Il n’était pas temps encore de s’emparer des pays conquis. S’ils avaient gardé les villes prises à Philippe, ils auraient fait ouvrir les yeux aux Grecs ; si, après la seconde guerre punique ou celle contre Antiochus, ils avaient pris des terres en Afrique ou en Asie, ils n’auraient pu conserver des conquêtes si peu solidement établies[1].

Il fallait attendre que toutes les nations fussent accoutumées à obéir comme libres et comme alliées, avant de leur commander comme sujettes, et qu’elles eussent été se perdre peu à peu dans la République romaine.

Voyez le traité qu’ils firent avec les Latins après la victoire du lac Régille[2] ; il fut un des principaux fondements de leur puissance. On n’y trouve pas un seul mot qui puisse faire soupçonner l’empire[3].

C’était une manière lente de conquérir : on vainquait un peuple, et on se contentait de l’affaiblir ; on lui imposait des conditions qui le minaient insensiblement ; s’il se relevait, on l’abaissait encore davantage, et il devenait sujet, sans qu’on pût donner une époque de sa sujétion.
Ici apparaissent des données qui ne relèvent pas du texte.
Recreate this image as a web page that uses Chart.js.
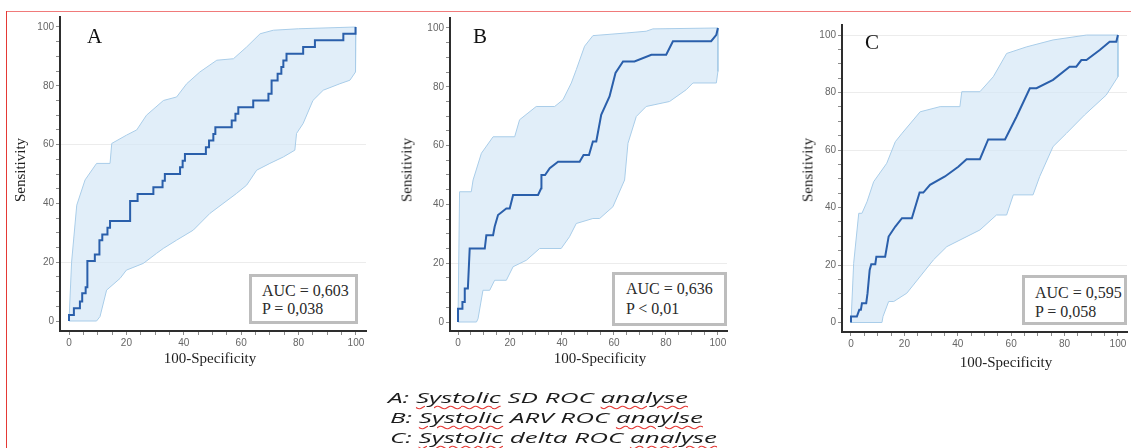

  1. Ils n’osèrent y exposer leurs colonies ; ils aimèrent mieux mettre une jalousie éternelle entre les Carthaginois et Massinisse, et se servir du secours des uns et des autres pour soumettre la Macédoine et la Grèce. (M.)
  2. Denys d’Halicarnasse le rapporte, liv. VI, chap. XCV, édit. d’Oxford (M.)
  3. Ce paragraphe n'est pas dans A.